Senate bill opens Gulf of Mexico to more oil drilling

Senate bill opens Gulf of Mexico to more oil drilling

Senate Republicans have agreed on legislation that would open four times more of the Gulf of Mexico to oil and gas drilling than the Bush administration was seeking, and a vote on the bill is expected this week.

The Senate’s only energy measure with a chance to pass this year, the bill would open 8.3 million acres of the gulf to new drilling for oil and natural gas.

The bill is more ambitious than the administration’s plan to open 2 million acres for a five-year period, starting in 2007. But it is more narrowly tailored than a bill the House passed last month that would open even more areas of the gulf as well as waters of the Outer Continental Shelf in the Atlantic and Pacific oceans.

Neither bill includes energy conservation provisions, which many Democrats say should be part of any effort to address the nation’s steadily rising energy costs.

“My top priority this year has been OCS legislation that makes a real difference in our energy supply,” said Sen. Pete V. Domenici, R-N.M., chairman of the energy committee and the bill’s chief sponsor.

The original version of the Senate bill would have expanded drilling in an area known as Lease Sale 181 to 2.9 million acres, about 900,000 acres more than the administration was planning to offer for lease.

But the new bill, introduced Thursday night, would open an additional 5.7 million acres, mostly in deep waters. Supporters say the area could produce 5.8 trillion cubic feet of natural gas, enough to satisfy a quarter of the nation’s electricity needs for a year, and 1.26 billion barrels of oil, enough to satisfy the national demand for about two months.

The final version includes several components to placate lawmakers from Florida, who wanted wider protections around the state shoreline, and to assuage gulf state lawmakers, who demanded a cut of royalties generated by any new energy development. The bill places a moratorium on drilling in waters from 125 miles to 234 miles off Florida’s gulf coast until 2022. The earlier version had set a 100-mile limit.

The bill also includes a revenue-sharing plan that would give Florida, Alabama, Mississippi and Louisiana 37.5 percent of the royalties from new areas of production and from new leases in existing areas. Currently, the federal government keeps all royalties beyond those generated by drilling within 3 miles of a state’s coastline.
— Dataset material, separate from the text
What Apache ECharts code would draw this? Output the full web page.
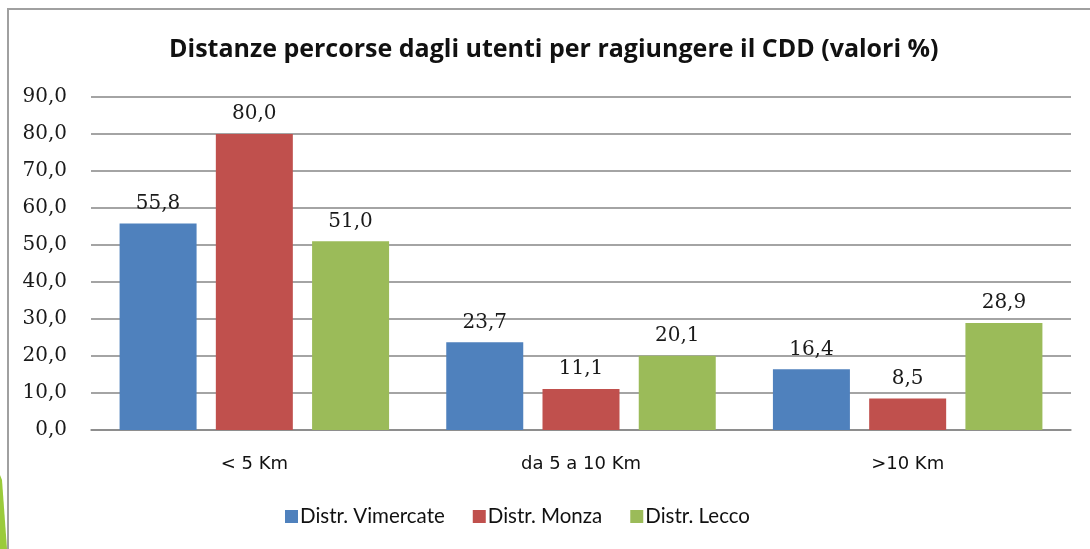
<!DOCTYPE html>
<html>
<head>
<meta charset="utf-8">
<script src="https://cdn.jsdelivr.net/npm/echarts@6/dist/echarts.min.js"></script>
<style>
  html, body { margin: 0; padding: 0; background: #fff; }
  #main { width: 1090px; height: 549px; }
</style>
</head>
<body>
<div id="main"></div>
<script>
// dati
var categories = ['< 5 Km', 'da 5 a 10 Km', '>10 Km'];
var vimercate = [55.8, 23.7, 16.4];
var monza = [80.0, 11.1, 8.5];
var lecco = [51.0, 20.1, 28.9];
var seriesNames = ['Distr. Vimercate', 'Distr. Monza', 'Distr. Lecco'];
var colors = ['#4F81BD', '#C0504D', '#9BBB59'];

function fmt(v) {
  return Number(v).toFixed(1).replace('.', ',');
}

var chart = echarts.init(document.getElementById('main'));

var labelStyle = {
  show: true,
  position: 'top',
  distance: 10,
  fontFamily: 'DejaVu Serif',
  fontSize: 20,
  color: '#1a1a1a',
  formatter: function (p) { return fmt(p.value); }
};

function makeSeries(name, data, color) {
  return {
    name: name,
    type: 'bar',
    data: data,
    barWidth: 77,
    barGap: '25%',
    itemStyle: { color: color },
    label: labelStyle
  };
}

var option = {
  animation: false,
  backgroundColor: '#ffffff',
  title: {
    text: 'Distanze percorse dagli utenti per ragiungere il CDD (valori %)',
    left: 164,
    top: 32,
    textStyle: {
      fontFamily: 'Open Sans',
      fontWeight: 'bold',
      fontSize: 25,
      color: '#111'
    }
  },
  legend: {
    data: seriesNames,
    bottom: 17,
    left: 280,
    itemWidth: 13,
    itemHeight: 13,
    itemGap: 28,
    icon: 'rect',
    textStyle: {
      fontFamily: 'Lato',
      fontSize: 20.5,
      color: '#111',
      padding: [0, 0, 0, -3]
    }
  },
  grid: {
    left: 91,
    right: 19,
    top: 97,
    bottom: 119
  },
  xAxis: {
    type: 'category',
    data: categories,
    axisTick: { show: false },
    axisLine: { lineStyle: { color: '#868686', width: 1.5 } },
    axisLabel: {
      margin: 25,
      fontFamily: 'DejaVu Sans',
      fontSize: 18,
      color: '#111'
    }
  },
  yAxis: {
    type: 'value',
    min: 0,
    max: 90,
    interval: 10,
    axisLine: { show: false },
    axisTick: { show: false },
    splitLine: { lineStyle: { color: '#868686', width: 1.5 } },
    axisLabel: {
      margin: 24,
      fontFamily: 'DejaVu Serif',
      fontSize: 20,
      color: '#1a1a1a',
      formatter: fmt
    }
  },
  graphic: [
    {
      type: 'polyline',
      shape: { points: [[8, 549], [8, 9], [1090, 9]] },
      style: { stroke: '#a0a0a0', lineWidth: 2, fill: null },
      silent: true
    },
    {
      type: 'polygon',
      shape: { points: [[0, 475], [2, 480], [7, 549], [0, 549]] },
      style: { fill: '#9BCB3B' },
      silent: true
    }
  ],
  series: [
    makeSeries(seriesNames[0], vimercate, colors[0]),
    makeSeries(seriesNames[1], monza, colors[1]),
    makeSeries(seriesNames[2], lecco, colors[2])
  ]
};

chart.setOption(option);
</script>
</body>
</html>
Negotiators did not accommodate a request from Alaska’s senators, who wanted to include the same revenue-sharing formula for their state. Despite projected large volumes of energy resources in Alaskan waters, Senate negotiators said that keeping the bill narrowly focused on the gulf would enhance its chances of passage.

The Congressional Budget Office estimated that the energy production from the areas designated by the final bill would generate royalties of $1.55 billion in the first 10 years.

Opponents argue that the concession to Florida puts energy-rich waters off-limits and that the revenue-sharing plan is ill-advised at a time federal deficits remain uncomfortably high, about $300 billion.

“This is bad fiscal policy for the country,” said Sen. Jeff Bingaman of New Mexico, the ranking Democrat on the energy committee. “It is starting us down the road of ceding to coastal states revenues from off-shore drilling at a time the government needs all the revenues it can get, given the size of the deficit.”

“It’s time we get beyond this false either-or debate that says we must either drill more or stop using fossil fuels entirely,” Sen. Barack Obama, D-Ill., said. “The only way to achieve energy security is to promote a balanced approach that addresses both production and efficiency.”